— Exercise brief —
Which lines below hold the word "that"? Copy all of them.

— Record extracts —
◇ ◇ ◇ ◇
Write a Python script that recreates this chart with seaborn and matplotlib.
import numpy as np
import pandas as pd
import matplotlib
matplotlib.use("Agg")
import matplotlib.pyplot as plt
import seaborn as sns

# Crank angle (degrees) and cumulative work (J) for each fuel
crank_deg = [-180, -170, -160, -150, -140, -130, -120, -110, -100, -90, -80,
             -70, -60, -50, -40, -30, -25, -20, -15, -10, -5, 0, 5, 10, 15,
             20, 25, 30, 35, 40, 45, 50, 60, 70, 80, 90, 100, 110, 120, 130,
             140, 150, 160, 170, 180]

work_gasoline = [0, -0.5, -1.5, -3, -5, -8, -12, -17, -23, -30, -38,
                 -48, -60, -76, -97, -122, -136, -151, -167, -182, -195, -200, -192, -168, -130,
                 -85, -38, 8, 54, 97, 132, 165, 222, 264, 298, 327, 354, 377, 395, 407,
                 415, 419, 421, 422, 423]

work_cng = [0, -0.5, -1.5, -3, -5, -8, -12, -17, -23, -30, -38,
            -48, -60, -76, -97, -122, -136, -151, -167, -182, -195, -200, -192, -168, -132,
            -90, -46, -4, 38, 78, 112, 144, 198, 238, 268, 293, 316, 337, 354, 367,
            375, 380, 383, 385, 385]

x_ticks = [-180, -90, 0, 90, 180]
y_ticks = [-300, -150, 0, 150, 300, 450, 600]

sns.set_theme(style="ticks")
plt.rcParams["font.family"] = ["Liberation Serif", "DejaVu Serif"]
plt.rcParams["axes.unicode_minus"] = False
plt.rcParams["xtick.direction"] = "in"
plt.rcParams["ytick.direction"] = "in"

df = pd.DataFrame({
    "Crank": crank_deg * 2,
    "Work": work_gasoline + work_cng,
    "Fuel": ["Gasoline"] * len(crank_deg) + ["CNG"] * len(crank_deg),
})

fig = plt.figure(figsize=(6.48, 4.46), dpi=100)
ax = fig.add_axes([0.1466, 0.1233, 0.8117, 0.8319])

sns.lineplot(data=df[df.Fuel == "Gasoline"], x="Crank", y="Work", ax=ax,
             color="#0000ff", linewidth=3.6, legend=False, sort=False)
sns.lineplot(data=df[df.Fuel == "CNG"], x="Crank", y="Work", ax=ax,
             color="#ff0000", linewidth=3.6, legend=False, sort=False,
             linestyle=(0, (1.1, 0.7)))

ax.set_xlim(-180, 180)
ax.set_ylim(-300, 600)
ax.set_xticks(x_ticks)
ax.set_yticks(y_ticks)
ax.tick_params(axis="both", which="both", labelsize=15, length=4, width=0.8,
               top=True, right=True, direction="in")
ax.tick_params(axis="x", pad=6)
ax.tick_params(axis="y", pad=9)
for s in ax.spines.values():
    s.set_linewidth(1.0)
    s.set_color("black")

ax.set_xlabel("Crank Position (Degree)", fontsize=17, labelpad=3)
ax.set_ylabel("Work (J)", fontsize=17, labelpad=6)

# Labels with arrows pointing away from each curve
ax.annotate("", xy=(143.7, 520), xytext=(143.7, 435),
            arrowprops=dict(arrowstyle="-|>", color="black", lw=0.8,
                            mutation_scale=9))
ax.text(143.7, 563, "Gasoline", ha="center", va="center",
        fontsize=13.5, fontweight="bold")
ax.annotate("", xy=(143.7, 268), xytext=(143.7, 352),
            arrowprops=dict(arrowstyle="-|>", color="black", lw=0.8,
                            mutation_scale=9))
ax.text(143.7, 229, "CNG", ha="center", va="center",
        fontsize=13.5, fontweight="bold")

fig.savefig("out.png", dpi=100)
◇ ◇ ◇ ◇
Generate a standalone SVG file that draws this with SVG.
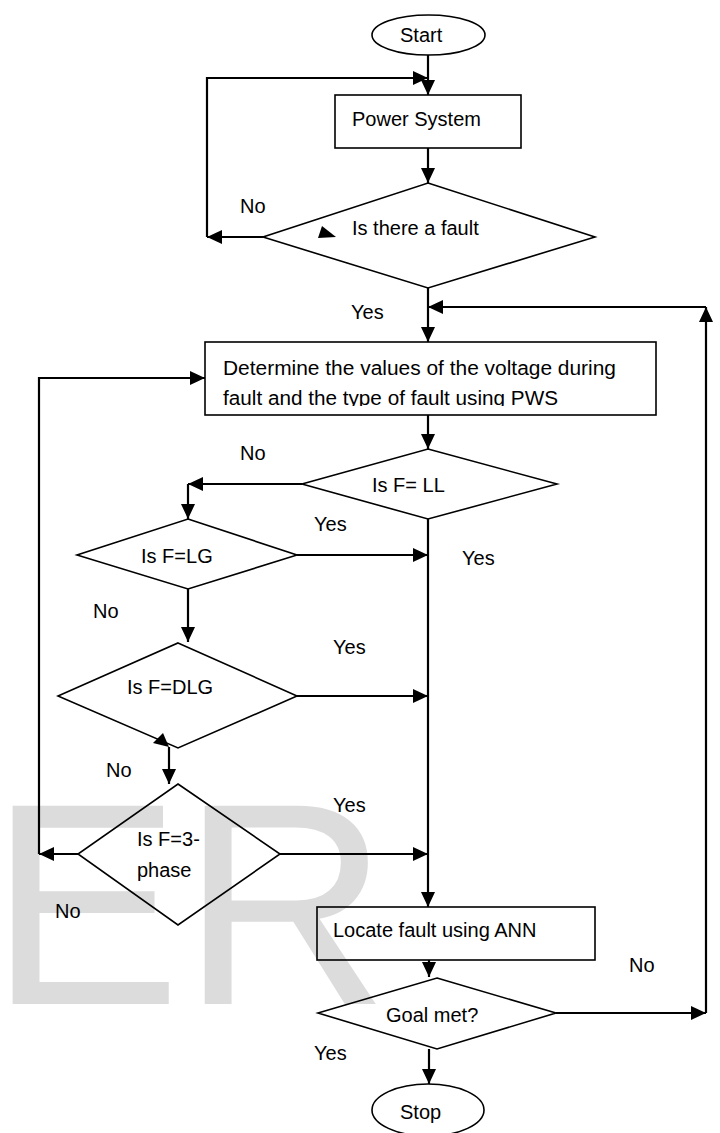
◇ ◇ ◇ ◇
— Final answer —
Write a Python script that recreates this chart with seaborn and matplotlib.
Generate a standalone SVG file that draws this with SVG.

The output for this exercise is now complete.